We installed Cryosparc on an external HPC system with only 500GB local SSD per node for tmpcache.
Since most of our data is larger than this, we cannot really use it and have the data therefore stored on a shared GPFS filesystem.
It turns out that the performance dropped dramatically when having the data on the GPFS file system.
As an example from the very beginning of the process here parts of the output of the same job using the same seed producing the same results running on the same machine, just the difference in input data location:
SSD (6 seconds)
[Wed, 07 Aug 2024 20:04:32 GMT] [CPU RAM used: 317 MB] Computing consensus reconstruction with 17349 particles...

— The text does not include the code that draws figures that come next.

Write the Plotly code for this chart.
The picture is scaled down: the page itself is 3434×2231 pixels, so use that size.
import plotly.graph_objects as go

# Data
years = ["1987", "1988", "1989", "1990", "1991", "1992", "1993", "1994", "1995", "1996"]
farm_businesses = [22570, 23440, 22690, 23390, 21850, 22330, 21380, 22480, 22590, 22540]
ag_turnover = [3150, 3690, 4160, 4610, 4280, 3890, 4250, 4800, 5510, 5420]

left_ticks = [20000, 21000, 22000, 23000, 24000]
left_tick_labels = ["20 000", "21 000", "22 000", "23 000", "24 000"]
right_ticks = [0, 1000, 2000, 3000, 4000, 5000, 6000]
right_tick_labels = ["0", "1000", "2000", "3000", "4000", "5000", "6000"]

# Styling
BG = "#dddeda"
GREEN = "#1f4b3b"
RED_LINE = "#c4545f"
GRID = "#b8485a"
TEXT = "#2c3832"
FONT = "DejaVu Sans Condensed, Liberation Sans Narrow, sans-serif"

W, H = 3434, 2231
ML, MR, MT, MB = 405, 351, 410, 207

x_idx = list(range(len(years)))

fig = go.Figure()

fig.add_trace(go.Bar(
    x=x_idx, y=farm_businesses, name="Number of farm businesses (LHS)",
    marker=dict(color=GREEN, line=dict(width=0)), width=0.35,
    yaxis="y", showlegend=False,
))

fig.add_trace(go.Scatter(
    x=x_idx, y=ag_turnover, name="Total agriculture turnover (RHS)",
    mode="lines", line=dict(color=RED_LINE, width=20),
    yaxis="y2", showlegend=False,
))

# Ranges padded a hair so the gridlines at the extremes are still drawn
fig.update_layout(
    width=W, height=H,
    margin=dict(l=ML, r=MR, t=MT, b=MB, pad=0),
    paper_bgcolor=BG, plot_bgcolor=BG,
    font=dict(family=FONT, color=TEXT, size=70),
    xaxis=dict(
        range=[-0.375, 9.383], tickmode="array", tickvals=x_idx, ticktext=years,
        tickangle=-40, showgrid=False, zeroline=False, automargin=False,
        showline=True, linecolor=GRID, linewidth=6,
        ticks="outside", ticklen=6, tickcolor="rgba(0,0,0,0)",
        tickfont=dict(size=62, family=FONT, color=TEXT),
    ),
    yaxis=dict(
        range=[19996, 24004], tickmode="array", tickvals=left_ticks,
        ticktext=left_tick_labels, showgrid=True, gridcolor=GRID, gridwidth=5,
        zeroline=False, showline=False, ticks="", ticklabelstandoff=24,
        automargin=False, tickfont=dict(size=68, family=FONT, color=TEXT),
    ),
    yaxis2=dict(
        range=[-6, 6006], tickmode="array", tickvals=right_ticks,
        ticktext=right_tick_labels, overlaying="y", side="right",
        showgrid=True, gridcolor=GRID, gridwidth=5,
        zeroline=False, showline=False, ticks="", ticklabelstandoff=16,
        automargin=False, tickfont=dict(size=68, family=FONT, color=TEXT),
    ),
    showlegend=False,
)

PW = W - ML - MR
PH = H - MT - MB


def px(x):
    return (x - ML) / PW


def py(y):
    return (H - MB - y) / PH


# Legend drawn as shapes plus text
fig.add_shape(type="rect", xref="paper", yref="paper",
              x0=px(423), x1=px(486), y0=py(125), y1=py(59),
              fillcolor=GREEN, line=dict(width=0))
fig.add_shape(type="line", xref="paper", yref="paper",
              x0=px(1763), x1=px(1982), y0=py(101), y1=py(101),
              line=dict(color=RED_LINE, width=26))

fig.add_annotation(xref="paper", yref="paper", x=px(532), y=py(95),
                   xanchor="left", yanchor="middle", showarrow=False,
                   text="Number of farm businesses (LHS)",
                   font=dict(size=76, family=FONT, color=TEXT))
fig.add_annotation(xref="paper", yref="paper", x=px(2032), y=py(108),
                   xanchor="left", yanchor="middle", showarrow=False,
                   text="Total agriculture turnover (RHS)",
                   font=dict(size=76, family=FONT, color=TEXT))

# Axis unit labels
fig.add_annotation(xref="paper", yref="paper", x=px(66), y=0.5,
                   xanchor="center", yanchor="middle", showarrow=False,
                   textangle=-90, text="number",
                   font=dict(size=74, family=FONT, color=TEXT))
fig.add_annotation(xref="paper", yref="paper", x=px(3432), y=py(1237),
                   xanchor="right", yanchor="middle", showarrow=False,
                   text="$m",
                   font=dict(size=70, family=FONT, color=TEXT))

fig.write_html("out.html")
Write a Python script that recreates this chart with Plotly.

[Wed, 07 Aug 2024 20:04:32 GMT] [CPU RAM used: 317 MB] THR 0 TOTAL 87.202082 ELAPSED 6.0124003 --
Processed 8524 / 8524 particles
[Wed, 07 Aug 2024 20:04:39 GMT] [CPU RAM used: 527 MB] No solvent mask supplied. Generating solvent mask from consensus structure.
GPFS (1168 seconds)
[Wed, 07 Aug 2024 08:03:47 GMT] [CPU RAM used: 297 MB] Computing consensus reconstruction with 17349 particles...
[Wed, 07 Aug 2024 08:03:47 GMT] [CPU RAM used: 297 MB] THR 0 TOTAL 10999.894 ELAPSED 1168.1690 --
Processed 8524 / 8524 particles
[Wed, 07 Aug 2024 08:23:18 GMT] [CPU RAM used: 519 MB] No solvent mask supplied. Generating solvent mask from consensus structure.
That is like a factor 200 speedup using the SSD which seems like a lot to me.
This was only a small test dataset, it is even worse for larger datasets, even thought the comparison is more complicated due to the 500GB SSD limit.
Could there be something going on similar to previous petabyte disk arrays but this time with mrc files?
Any suggestion or ideas how to optimize the performance is highly appreciated
Thanks @mstabrin for posting these details.
Did you observe slowdowns with networked versus local caching specifically for 3D Classification jobs, or for other jobs involving the particle cache (3D ab initio reconstruction, 3D refinement job types_, etc.) also?
In case of the latter, are 3D Classification jobs more severely affected than other job types that use the particle cache?
We also ran now NU refinements with the small dataset.
Using the SSD cache took about 13 minutes, while the GPFS took about 50 minutes.
So I would think it is a general problem with the GPFS and its block size.
Our HPC IT was quite interested in the TIFF mmap case that was mentioned in the other thread.
Our GPFS seems to have a block size of several megabytes causing non-linear access to the file being highly inefficient and trouble with mmap on GPFS seems to be a known issue.
Could it be that the mrc reader does something similar like the tiff reader when CRYOSPARC_TIFF_IO_SHM=false?
And would it be possible to have a similar workaround at the cost of memory efficiency?
Unfortunately, IMO, the results you’re seeing are expected. Networked/clustered file systems are just very slow in applications like this (large number of random small reads). If the nodes you’re working on have a very large amount of RAM you could consider using /dev/shm as your “SSD” cache, but I suspect if the node SSDs are only 500GB, then their RAM isn’t significantly larger than that.
The MRC reading code doesn’t do anything non-obvious the way the TIFF reading code does (as you seem to know, the TIFF reading code has a hack to alleviate horrible network filesystem performance even on sequential reads). Our use of an SSD cache is our attempt to turn a fundamentally random-access workload into a sequential one: we issue large sequential reads to the network filesystem (which they tend to be okay at) copy the particles onto a local SSD with dramatically better latency, and then hit the SSD with the small random reads.
I don’t think there is much else we can do about this, given that many of cryosparc’s algorithms require particles to be individually accessible in a random order. Sorry it’s not better news!